This is the only hope
Auro is a 12 year old boy from Leonē.
He became a child vendor when he was even younger and he can be found on the street every day.
“Back then, I used to come with my mother, but now, she’s staying home to look after my baby brother,” he said.
“This is all for my family. This is the only hope for my family. My mother told me that I need to be on the street every day for us to survive, “Yesterday, I earned $10.50 from selling this stuff,” he said, indicating the seis.
“I gave the money to my mother and she was really happy.”
“Sometimes she tells me to go and live on the street if I don’t give her money from selling. Then I sleep in front of shops in town until I finish selling it all.
Auro would like to go back to school.
“My mother told me to quit school when I was in Year 3 at Falefitu Primary,” he said.
“But, I always want to go back to school like other young boys in my village, but my mother told me not to, “She told me that selling this stuff for my family to survive is way better than going to school.
“I am not sure, what she really means but to me, I want to be in the classroom again.
He said that once he was beaten up by some of the old vendors at McDonalds one night.
“I was beaten because I refused to give them money. One of them slapped me in the face and then punched my nose.
“Luckily, the security man came and saved me. I had been trying to sell these sei late that night.

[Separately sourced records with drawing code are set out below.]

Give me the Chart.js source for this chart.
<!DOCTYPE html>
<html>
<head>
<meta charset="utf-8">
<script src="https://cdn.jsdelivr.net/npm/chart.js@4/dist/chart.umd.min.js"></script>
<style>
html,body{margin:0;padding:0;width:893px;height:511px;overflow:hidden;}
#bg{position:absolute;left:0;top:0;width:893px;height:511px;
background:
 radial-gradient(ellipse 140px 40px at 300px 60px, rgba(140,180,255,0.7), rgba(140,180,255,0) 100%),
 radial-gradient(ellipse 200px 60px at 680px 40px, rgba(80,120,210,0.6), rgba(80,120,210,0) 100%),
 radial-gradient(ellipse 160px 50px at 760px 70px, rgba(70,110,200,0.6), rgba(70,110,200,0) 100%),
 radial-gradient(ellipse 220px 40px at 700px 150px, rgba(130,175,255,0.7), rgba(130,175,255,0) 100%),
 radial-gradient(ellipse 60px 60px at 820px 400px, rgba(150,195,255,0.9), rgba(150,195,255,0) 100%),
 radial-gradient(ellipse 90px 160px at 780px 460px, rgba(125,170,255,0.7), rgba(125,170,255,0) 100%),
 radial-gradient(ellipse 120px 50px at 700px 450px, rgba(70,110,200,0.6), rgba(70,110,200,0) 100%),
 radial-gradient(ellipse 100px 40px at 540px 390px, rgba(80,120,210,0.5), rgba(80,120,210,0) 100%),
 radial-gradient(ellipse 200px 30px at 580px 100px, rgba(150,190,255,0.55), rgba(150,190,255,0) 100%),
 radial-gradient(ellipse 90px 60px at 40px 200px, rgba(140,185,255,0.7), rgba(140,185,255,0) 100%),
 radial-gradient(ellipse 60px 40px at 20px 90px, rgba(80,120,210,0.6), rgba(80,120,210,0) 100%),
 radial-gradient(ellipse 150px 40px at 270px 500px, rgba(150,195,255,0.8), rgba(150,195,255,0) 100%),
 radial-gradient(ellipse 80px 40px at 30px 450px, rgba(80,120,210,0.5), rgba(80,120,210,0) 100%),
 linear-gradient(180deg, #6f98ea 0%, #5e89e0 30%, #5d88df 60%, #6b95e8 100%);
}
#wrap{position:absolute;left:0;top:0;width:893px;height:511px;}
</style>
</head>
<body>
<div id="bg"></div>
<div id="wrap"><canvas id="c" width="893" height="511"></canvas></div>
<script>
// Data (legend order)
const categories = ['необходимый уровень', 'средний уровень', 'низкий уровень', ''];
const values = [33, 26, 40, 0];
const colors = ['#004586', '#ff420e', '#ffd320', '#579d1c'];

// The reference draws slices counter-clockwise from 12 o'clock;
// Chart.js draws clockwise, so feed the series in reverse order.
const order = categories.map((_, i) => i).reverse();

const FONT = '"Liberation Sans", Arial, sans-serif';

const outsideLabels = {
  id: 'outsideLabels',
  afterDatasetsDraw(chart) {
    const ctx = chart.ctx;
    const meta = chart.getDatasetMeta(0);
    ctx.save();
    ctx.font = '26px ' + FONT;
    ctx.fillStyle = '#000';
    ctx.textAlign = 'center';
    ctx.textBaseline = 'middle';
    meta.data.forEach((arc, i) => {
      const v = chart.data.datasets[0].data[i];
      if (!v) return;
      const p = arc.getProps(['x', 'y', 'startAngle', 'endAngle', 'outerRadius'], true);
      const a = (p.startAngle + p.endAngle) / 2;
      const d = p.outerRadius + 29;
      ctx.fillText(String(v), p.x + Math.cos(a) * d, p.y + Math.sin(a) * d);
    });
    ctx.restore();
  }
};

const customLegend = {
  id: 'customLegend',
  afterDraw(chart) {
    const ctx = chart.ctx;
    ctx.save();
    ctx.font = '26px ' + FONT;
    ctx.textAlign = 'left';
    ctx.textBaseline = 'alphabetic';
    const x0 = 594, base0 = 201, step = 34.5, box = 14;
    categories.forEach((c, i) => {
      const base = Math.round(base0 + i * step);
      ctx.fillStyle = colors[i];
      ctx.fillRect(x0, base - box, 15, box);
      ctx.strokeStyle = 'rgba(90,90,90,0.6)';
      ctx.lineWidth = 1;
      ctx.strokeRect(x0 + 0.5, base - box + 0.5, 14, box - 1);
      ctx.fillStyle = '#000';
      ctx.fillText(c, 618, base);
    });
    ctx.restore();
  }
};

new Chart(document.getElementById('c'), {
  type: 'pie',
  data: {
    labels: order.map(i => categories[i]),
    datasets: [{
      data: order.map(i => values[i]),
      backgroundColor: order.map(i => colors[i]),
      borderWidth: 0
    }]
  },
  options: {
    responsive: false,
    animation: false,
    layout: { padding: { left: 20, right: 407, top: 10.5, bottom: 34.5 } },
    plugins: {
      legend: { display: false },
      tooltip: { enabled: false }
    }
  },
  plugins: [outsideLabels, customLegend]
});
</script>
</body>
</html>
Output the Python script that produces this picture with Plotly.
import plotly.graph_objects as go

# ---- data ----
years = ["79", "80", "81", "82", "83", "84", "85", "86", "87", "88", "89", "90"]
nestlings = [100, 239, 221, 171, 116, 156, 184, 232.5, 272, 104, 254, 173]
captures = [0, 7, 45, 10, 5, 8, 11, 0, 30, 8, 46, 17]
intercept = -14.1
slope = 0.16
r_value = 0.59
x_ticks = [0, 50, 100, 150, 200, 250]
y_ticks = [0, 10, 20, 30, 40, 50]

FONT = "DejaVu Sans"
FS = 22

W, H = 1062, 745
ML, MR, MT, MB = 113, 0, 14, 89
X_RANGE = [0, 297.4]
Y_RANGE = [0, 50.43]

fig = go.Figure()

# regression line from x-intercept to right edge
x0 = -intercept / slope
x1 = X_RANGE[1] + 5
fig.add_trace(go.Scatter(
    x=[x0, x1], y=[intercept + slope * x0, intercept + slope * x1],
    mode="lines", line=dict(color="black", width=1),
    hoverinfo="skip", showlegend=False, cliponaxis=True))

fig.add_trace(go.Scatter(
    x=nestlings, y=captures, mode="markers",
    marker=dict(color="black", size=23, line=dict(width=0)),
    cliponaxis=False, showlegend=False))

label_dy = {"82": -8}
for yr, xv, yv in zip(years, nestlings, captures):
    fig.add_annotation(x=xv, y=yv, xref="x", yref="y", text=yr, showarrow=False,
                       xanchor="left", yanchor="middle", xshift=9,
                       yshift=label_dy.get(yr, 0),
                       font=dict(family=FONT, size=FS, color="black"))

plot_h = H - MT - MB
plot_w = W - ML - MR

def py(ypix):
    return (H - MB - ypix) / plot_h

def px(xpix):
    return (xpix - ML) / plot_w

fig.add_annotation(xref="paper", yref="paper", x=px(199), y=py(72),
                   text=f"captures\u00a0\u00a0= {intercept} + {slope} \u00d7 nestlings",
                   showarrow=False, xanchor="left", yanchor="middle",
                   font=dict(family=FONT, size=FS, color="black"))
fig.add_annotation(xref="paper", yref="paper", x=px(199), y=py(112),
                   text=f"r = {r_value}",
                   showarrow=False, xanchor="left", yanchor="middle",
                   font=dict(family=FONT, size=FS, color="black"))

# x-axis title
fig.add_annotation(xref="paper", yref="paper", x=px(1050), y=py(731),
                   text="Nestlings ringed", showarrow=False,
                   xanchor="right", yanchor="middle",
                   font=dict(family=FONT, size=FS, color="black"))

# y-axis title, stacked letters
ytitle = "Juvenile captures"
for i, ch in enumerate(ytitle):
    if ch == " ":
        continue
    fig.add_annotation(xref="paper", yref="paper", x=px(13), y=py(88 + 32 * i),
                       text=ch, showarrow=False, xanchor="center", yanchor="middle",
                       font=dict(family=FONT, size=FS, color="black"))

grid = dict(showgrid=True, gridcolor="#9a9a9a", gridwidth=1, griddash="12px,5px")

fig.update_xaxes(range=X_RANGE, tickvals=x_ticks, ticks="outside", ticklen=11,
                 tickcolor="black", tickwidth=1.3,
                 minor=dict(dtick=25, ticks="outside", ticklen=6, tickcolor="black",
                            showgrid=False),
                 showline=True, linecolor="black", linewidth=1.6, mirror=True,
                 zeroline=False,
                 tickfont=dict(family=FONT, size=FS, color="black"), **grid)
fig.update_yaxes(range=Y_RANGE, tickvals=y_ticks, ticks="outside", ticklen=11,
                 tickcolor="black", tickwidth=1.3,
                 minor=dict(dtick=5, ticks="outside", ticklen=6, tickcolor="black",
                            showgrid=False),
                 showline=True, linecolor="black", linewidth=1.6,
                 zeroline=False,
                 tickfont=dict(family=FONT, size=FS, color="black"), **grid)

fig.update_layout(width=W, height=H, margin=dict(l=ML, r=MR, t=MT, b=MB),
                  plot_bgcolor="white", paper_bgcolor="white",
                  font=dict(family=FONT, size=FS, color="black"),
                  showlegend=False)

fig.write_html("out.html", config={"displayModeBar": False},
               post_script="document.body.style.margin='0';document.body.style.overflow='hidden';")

In Samoa, one of the biggest challenges is the growing number of child vendors. This year, in commemorating World Day Against Child Labour the International Labour Organization (I.L.O) National Coordinator, Tomasi Peni, said that their ultimate aim is to find ways to eliminate child labour once and for all.
Mr. Peni alsosaid that from a study they have done, not only are children being used for child labour, they are also exposed to other illegal activities.
“There are children who are selling things at the odd hours and from the Rapid Report that we had shows that these kids are also engaging in other activities like theft, begging, starvation as we see on the newspaper,” he said.
“After selling products on the streets, some of these kids cannot find transportation to go back home so at the end, they sleep on the streets and the bus routes.”
To address the issue, Mr. Peni said everyone has a role to play, especially parents.
“From what we surveyed in 2014, the cause is mainly the parents having too many commitments in fa’alavelaves,” he said.
“These families are living beyond their earnings, they spend more money on family commitments and fa’alavelave they don’t have enough to provide for their families and their kids so this is their way of surviving.
“Another reason is that the parents were born as street vendors and so when their children are born they are also street vendors. It’s the cycle that the parents think is the way of life.”
Poverty, Mr. Peni said, is a contributing factor.
So what should be the solution to this problem?
“The solution is that everyone should come together and eliminate this issue by playing their roles,” he said.
“For instance, the church ministries should use some of these children in their youth programmes, the government should play a role by coming up with a legislation that covers all the hours.